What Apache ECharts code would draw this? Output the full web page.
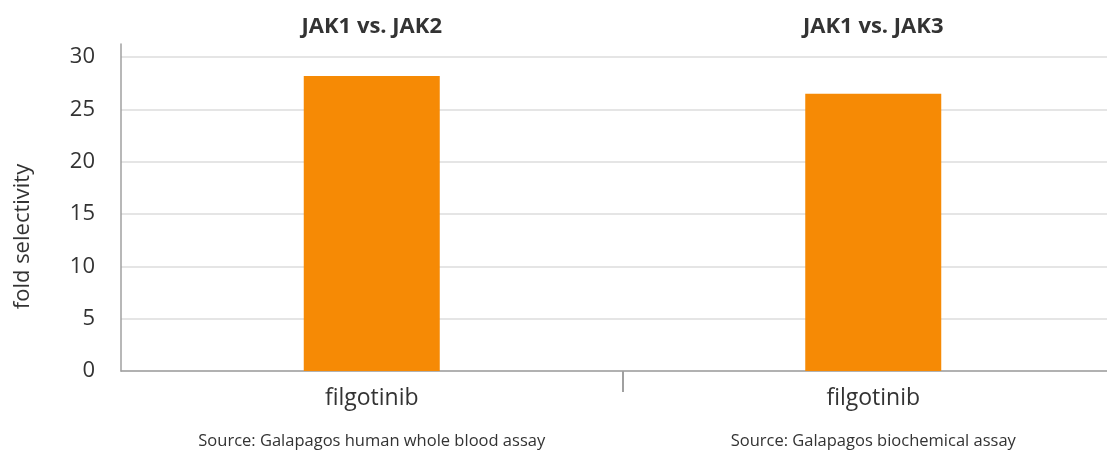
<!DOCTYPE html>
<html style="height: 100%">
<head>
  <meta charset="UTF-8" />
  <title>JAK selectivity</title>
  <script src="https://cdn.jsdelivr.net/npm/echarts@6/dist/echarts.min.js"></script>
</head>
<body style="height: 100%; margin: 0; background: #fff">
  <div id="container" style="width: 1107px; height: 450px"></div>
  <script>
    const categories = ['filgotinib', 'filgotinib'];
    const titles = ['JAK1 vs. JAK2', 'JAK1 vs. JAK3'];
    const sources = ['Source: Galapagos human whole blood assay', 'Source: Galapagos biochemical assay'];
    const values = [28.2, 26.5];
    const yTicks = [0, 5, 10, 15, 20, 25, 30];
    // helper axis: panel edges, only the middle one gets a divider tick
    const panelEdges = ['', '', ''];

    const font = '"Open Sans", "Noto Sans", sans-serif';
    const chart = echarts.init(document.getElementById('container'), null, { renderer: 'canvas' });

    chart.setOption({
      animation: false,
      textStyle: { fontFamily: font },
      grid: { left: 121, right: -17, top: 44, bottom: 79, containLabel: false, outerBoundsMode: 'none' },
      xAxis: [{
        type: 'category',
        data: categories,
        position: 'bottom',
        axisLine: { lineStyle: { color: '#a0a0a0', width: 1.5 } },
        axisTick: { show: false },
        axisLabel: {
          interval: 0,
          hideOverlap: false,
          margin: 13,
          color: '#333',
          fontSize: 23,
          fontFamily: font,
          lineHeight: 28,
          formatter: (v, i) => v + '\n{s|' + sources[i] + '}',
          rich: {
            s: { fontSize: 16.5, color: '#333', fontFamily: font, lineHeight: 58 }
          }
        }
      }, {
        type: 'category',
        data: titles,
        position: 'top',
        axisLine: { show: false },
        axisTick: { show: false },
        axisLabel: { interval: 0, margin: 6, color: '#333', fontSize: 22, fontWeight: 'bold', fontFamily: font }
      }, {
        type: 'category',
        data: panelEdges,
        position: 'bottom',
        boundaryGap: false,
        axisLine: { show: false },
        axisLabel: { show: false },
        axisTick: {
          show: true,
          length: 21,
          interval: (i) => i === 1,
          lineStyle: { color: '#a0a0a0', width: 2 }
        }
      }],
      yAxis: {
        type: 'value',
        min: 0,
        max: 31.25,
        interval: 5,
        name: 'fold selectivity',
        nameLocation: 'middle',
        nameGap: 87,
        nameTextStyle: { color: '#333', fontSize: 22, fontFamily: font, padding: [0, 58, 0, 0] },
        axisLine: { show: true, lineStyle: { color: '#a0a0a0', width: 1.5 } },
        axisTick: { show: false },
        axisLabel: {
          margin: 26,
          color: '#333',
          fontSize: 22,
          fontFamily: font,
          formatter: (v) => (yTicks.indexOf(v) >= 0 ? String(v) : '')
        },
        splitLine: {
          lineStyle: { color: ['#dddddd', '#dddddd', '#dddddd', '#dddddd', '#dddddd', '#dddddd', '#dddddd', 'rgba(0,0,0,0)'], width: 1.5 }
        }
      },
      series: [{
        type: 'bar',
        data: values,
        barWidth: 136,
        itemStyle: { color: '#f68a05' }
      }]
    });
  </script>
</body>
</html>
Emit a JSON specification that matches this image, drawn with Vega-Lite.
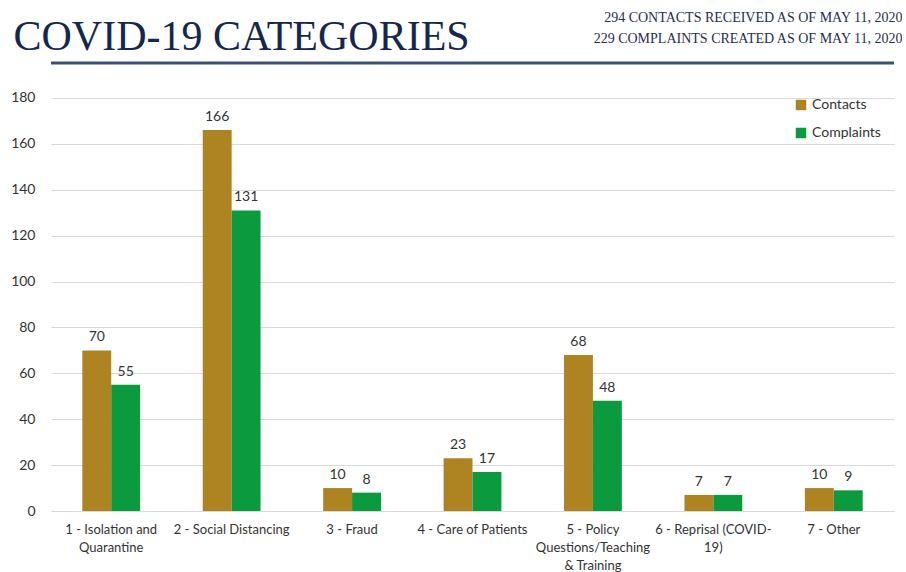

*EXERCISE PROMPT:* From the entries above, output every line exactly and omit any image.

*THE ANSWER:*
What Apache ECharts code would draw this? Output the full web page.
<!DOCTYPE html>
<html style="height: 100%">
<head>
  <meta charset="UTF-8" />
  <title>JAK selectivity</title>
  <script src="https://cdn.jsdelivr.net/npm/echarts@6/dist/echarts.min.js"></script>
</head>
<body style="height: 100%; margin: 0; background: #fff">
  <div id="container" style="width: 1107px; height: 450px"></div>
  <script>
    const categories = ['filgotinib', 'filgotinib'];
    const titles = ['JAK1 vs. JAK2', 'JAK1 vs. JAK3'];
    const sources = ['Source: Galapagos human whole blood assay', 'Source: Galapagos biochemical assay'];
    const values = [28.2, 26.5];
    const yTicks = [0, 5, 10, 15, 20, 25, 30];
    // helper axis: panel edges, only the middle one gets a divider tick
    const panelEdges = ['', '', ''];

    const font = '"Open Sans", "Noto Sans", sans-serif';
    const chart = echarts.init(document.getElementById('container'), null, { renderer: 'canvas' });

    chart.setOption({
      animation: false,
      textStyle: { fontFamily: font },
      grid: { left: 121, right: -17, top: 44, bottom: 79, containLabel: false, outerBoundsMode: 'none' },
      xAxis: [{
        type: 'category',
        data: categories,
        position: 'bottom',
        axisLine: { lineStyle: { color: '#a0a0a0', width: 1.5 } },
        axisTick: { show: false },
        axisLabel: {
          interval: 0,
          hideOverlap: false,
          margin: 13,
          color: '#333',
          fontSize: 23,
          fontFamily: font,
          lineHeight: 28,
          formatter: (v, i) => v + '\n{s|' + sources[i] + '}',
          rich: {
            s: { fontSize: 16.5, color: '#333', fontFamily: font, lineHeight: 58 }
          }
        }
      }, {
        type: 'category',
        data: titles,
        position: 'top',
        axisLine: { show: false },
        axisTick: { show: false },
        axisLabel: { interval: 0, margin: 6, color: '#333', fontSize: 22, fontWeight: 'bold', fontFamily: font }
      }, {
        type: 'category',
        data: panelEdges,
        position: 'bottom',
        boundaryGap: false,
        axisLine: { show: false },
        axisLabel: { show: false },
        axisTick: {
          show: true,
          length: 21,
          interval: (i) => i === 1,
          lineStyle: { color: '#a0a0a0', width: 2 }
        }
      }],
      yAxis: {
        type: 'value',
        min: 0,
        max: 31.25,
        interval: 5,
        name: 'fold selectivity',
        nameLocation: 'middle',
        nameGap: 87,
        nameTextStyle: { color: '#333', fontSize: 22, fontFamily: font, padding: [0, 58, 0, 0] },
        axisLine: { show: true, lineStyle: { color: '#a0a0a0', width: 1.5 } },
        axisTick: { show: false },
        axisLabel: {
          margin: 26,
          color: '#333',
          fontSize: 22,
          fontFamily: font,
          formatter: (v) => (yTicks.indexOf(v) >= 0 ? String(v) : '')
        },
        splitLine: {
          lineStyle: { color: ['#dddddd', '#dddddd', '#dddddd', '#dddddd', '#dddddd', '#dddddd', '#dddddd', 'rgba(0,0,0,0)'], width: 1.5 }
        }
      },
      series: [{
        type: 'bar',
        data: values,
        barWidth: 136,
        itemStyle: { color: '#f68a05' }
      }]
    });
  </script>
</body>
</html>
Emit a JSON specification that matches this image, drawn with Vega-Lite.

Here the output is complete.